Count how many lines of the material hold "seaborn". Respond with that number alone.
Start of Material to process
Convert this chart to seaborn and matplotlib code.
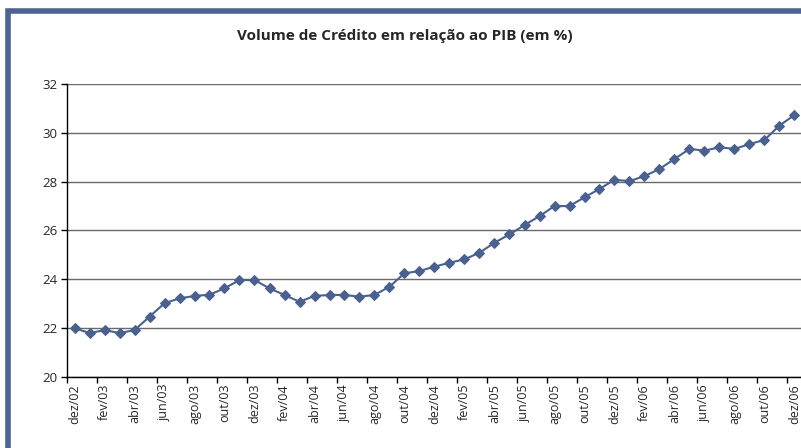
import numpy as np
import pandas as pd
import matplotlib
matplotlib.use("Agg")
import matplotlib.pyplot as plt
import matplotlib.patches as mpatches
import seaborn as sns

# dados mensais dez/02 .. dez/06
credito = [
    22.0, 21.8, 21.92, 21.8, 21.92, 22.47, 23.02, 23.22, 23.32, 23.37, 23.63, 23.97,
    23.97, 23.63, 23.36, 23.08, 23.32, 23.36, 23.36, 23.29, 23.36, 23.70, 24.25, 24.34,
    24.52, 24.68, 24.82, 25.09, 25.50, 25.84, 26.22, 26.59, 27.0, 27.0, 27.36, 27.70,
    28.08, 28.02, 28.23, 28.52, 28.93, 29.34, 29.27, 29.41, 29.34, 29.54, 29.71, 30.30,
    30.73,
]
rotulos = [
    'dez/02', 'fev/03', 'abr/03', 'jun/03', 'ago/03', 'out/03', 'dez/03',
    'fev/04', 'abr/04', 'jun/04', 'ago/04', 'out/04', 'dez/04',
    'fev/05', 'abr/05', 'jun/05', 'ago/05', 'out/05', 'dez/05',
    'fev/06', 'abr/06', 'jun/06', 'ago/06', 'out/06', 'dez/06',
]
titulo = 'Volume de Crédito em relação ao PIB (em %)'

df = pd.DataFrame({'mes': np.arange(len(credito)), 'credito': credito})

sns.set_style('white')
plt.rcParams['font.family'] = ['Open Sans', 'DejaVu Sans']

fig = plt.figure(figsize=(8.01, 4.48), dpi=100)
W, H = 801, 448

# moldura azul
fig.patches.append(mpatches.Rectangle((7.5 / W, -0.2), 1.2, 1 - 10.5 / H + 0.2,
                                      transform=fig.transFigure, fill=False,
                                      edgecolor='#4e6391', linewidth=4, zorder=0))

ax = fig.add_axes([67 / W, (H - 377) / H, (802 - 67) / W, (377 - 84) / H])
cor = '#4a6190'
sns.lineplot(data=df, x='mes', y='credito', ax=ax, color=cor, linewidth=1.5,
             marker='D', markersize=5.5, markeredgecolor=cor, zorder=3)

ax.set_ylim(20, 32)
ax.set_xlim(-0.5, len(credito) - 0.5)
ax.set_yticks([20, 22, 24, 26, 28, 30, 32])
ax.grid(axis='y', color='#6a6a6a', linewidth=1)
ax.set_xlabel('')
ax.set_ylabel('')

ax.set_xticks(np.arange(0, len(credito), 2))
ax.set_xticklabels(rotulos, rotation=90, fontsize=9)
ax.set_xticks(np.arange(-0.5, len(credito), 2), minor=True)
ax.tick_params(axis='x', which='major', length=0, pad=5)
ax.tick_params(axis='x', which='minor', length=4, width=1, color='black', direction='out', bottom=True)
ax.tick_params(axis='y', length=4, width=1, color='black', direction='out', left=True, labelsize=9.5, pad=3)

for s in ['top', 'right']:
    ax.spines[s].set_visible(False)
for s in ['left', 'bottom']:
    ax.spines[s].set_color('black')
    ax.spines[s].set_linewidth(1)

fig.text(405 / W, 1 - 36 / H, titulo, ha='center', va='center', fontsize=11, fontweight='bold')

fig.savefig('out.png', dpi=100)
End of Material to process
Start of Material to process
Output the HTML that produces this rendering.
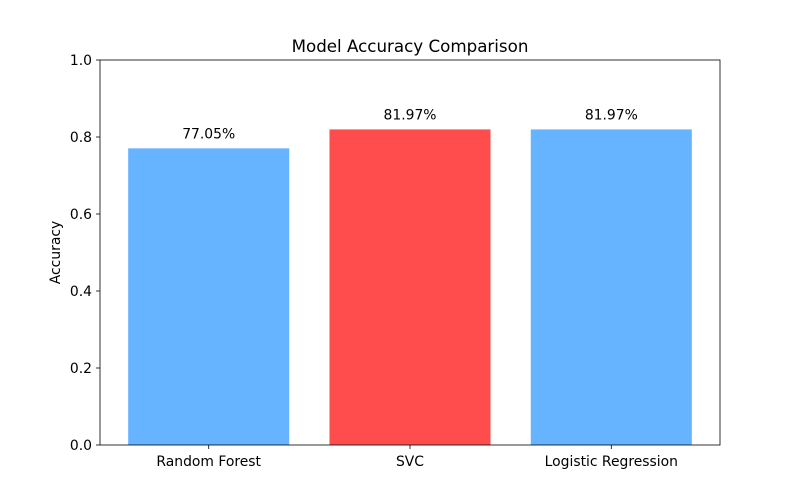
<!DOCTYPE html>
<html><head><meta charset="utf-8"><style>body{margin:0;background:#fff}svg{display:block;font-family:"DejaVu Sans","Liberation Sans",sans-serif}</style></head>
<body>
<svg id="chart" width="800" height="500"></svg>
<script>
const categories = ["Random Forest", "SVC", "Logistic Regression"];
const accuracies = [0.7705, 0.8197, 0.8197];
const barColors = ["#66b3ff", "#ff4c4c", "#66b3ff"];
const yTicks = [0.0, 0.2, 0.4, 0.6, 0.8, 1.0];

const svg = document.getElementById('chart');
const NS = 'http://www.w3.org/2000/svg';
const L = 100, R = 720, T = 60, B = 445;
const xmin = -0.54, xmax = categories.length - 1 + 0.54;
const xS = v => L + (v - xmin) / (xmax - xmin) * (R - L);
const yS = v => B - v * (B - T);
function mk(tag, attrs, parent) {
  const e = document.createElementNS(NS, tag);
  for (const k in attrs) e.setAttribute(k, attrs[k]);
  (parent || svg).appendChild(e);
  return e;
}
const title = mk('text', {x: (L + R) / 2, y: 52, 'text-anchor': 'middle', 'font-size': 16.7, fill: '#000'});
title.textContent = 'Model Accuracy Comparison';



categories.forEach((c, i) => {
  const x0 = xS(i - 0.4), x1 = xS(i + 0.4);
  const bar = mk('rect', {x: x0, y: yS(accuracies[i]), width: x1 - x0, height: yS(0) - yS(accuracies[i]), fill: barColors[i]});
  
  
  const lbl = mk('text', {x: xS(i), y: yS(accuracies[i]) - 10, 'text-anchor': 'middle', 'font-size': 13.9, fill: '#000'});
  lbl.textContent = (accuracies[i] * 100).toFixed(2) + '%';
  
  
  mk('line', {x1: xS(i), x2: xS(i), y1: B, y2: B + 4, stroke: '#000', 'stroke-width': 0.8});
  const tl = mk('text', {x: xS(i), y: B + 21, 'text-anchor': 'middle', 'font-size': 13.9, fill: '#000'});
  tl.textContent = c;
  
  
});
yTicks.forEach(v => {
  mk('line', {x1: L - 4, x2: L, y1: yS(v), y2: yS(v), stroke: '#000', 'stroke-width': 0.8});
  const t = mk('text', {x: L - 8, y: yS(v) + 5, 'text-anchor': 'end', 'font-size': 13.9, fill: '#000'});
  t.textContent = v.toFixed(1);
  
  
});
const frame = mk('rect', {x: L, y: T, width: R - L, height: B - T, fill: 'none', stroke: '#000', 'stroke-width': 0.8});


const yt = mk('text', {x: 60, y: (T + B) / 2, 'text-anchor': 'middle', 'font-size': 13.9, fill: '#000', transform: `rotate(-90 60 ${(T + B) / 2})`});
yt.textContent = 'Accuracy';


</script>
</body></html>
End of Material to process
(Correct output) 2